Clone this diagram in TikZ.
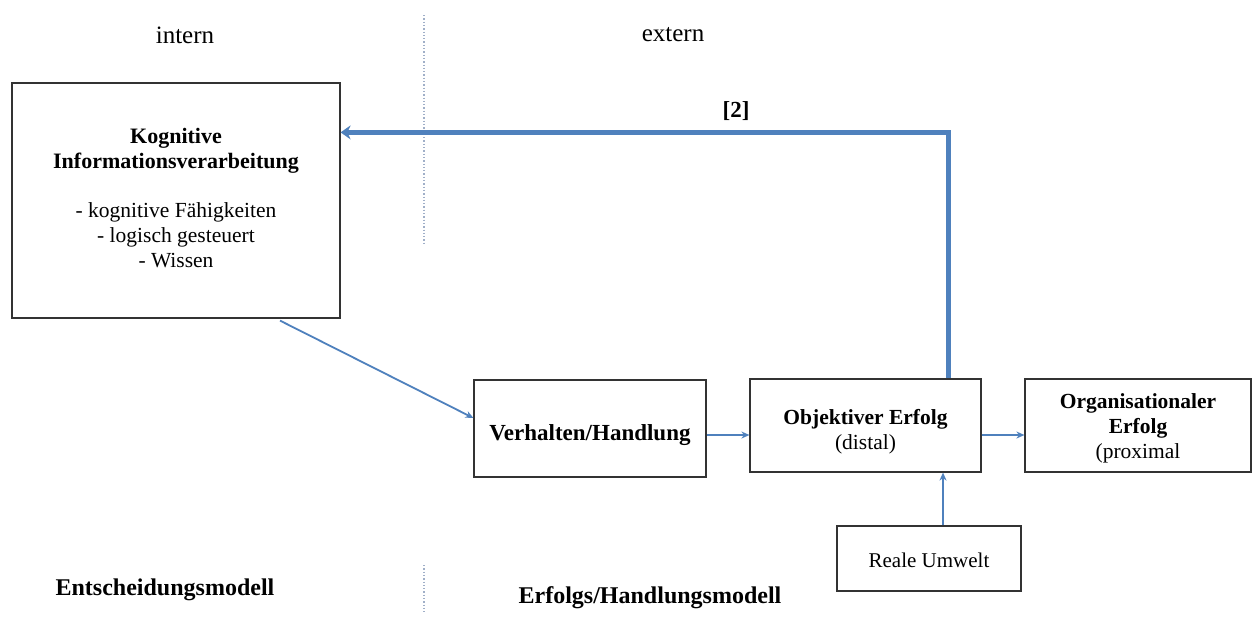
\documentclass[tikz,border=0pt]{standalone}
\usepackage{fontspec}
\setmainfont{Liberation Serif}
\usetikzlibrary{calc,arrows.meta}
\definecolor{linkblue}{RGB}{79,129,189}
\definecolor{divider}{RGB}{160,175,200}
\tikzset{
  box/.style={draw=black!80, line width=1.2pt, rectangle, inner sep=0pt},
  boxtext/.style={align=center, inner sep=0pt, font=\fontsize{21.5}{25}\selectfont},
  flow/.style={draw=linkblue, line width=1.8pt, -{Stealth[length=8pt,width=7pt]}},
  feedback/.style={draw=linkblue, line width=5pt, -{Stealth[length=10pt,width=14pt]}},
  sidelabel/.style={font=\fontsize{25}{29}\selectfont},
  modellabel/.style={font=\fontsize{24}{28}\selectfont\bfseries},
  divline/.style={draw=divider, line width=1.3pt, dotted}
}
\begin{document}
\begin{tikzpicture}[x=1pt,y=-1pt]
\useasboundingbox[fill=white] (0,0) rectangle (1252,621);

% divider between the internal and external part
\coordinate (dtop) at (424,15);
\coordinate (dmid) at (424,245);
\coordinate (dlow) at (424,565);
\coordinate (dbot) at (424,612);
\draw[divline] (dtop) -- (dmid);
\draw[divline] (dlow) -- (dbot);

\node[sidelabel] (intern) at (185,35) {intern};
\node[sidelabel] (extern) at (673,35) {extern};

% boxes
\node[box, minimum width=328pt, minimum height=235pt] (kog) at (176,200.5) {};
\node[box, minimum width=232pt, minimum height=97pt] (verh) at (590,428.5) {};
\node[box, minimum width=231pt, minimum height=93pt] (obj) at (865.5,425.5) {};
\node[box, minimum width=226pt, minimum height=93pt] (org) at (1138,425.5) {};
\node[box, minimum width=184pt, minimum height=65pt] (reale) at (929,558.5) {};

% box texts
\node[boxtext] (kogtext) at ($(kog.center)+(0,-2)$)
  {\textbf{\fontsize{22}{25}\selectfont Kognitive}\\\textbf{\fontsize{22}{25}\selectfont Informationsverarbeitung}\\[24pt]
   - kognitive Fähigkeiten\\- logisch gesteuert\\- Wissen};
\node[boxtext, font=\fontsize{23}{25}\selectfont\bfseries] (verhtext) at ($(verh.center)+(0,7)$)
  {Verhalten/Handlung};
\node[boxtext] (objtext) at ($(obj.center)+(0,6)$)
  {\textbf{Objektiver Erfolg}\\(distal)};
\node[boxtext] (orgtext) at ($(org.center)+(0,3)$)
  {\textbf{Organisationaler}\\\textbf{Erfolg}\\(proximal};
\node[boxtext, font=\fontsize{21}{25}\selectfont] (realetext) at ($(reale.center)+(0,2)$)
  {Reale Umwelt};

% connectors
\coordinate (kout) at ($(kog.south)+(104,2)$);
\coordinate (vin) at ($(verh.west)+(0,-10.5)$);
\draw[flow] (kout) -- (vin);

\coordinate (vout) at ($(verh.east)+(0,6.5)$);
\draw[flow] (vout) -- (vout -| obj.west);

\coordinate (oout) at ($(obj.east)+(0,9.5)$);
\draw[flow] (oout) -- (oout -| org.west);

\coordinate (rup) at ($(reale.north)+(14,0)$);
\draw[flow] (rup) -- (rup |- obj.south);

\coordinate (fstart) at ($(obj.north)+(82.5,0)$);
\coordinate (fend) at ($(kog.north east)+(0,50)$);
\draw[feedback] (fstart) |- (fend);
\node[font=\fontsize{23}{26}\selectfont\bfseries] (fblabel) at (736,111) {[2]};

% model labels
\node[modellabel] (entsch) at (165,590) {Entscheidungsmodell};
\node[modellabel] (erfolg) at (650,598) {Erfolgs/Handlungsmodell};
\end{tikzpicture}
\end{document}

• • • • •

Leave the pictures out and please restate exactly the lines running from the start of the material through the one with "(0,0) rectangle (1252,621);".

Clone this diagram in TikZ.
\documentclass[tikz,border=0pt]{standalone}
\usepackage{fontspec}
\setmainfont{Liberation Serif}
\usetikzlibrary{calc,arrows.meta}
\definecolor{linkblue}{RGB}{79,129,189}
\definecolor{divider}{RGB}{160,175,200}
\tikzset{
  box/.style={draw=black!80, line width=1.2pt, rectangle, inner sep=0pt},
  boxtext/.style={align=center, inner sep=0pt, font=\fontsize{21.5}{25}\selectfont},
  flow/.style={draw=linkblue, line width=1.8pt, -{Stealth[length=8pt,width=7pt]}},
  feedback/.style={draw=linkblue, line width=5pt, -{Stealth[length=10pt,width=14pt]}},
  sidelabel/.style={font=\fontsize{25}{29}\selectfont},
  modellabel/.style={font=\fontsize{24}{28}\selectfont\bfseries},
  divline/.style={draw=divider, line width=1.3pt, dotted}
}
\begin{document}
\begin{tikzpicture}[x=1pt,y=-1pt]
\useasboundingbox[fill=white] (0,0) rectangle (1252,621);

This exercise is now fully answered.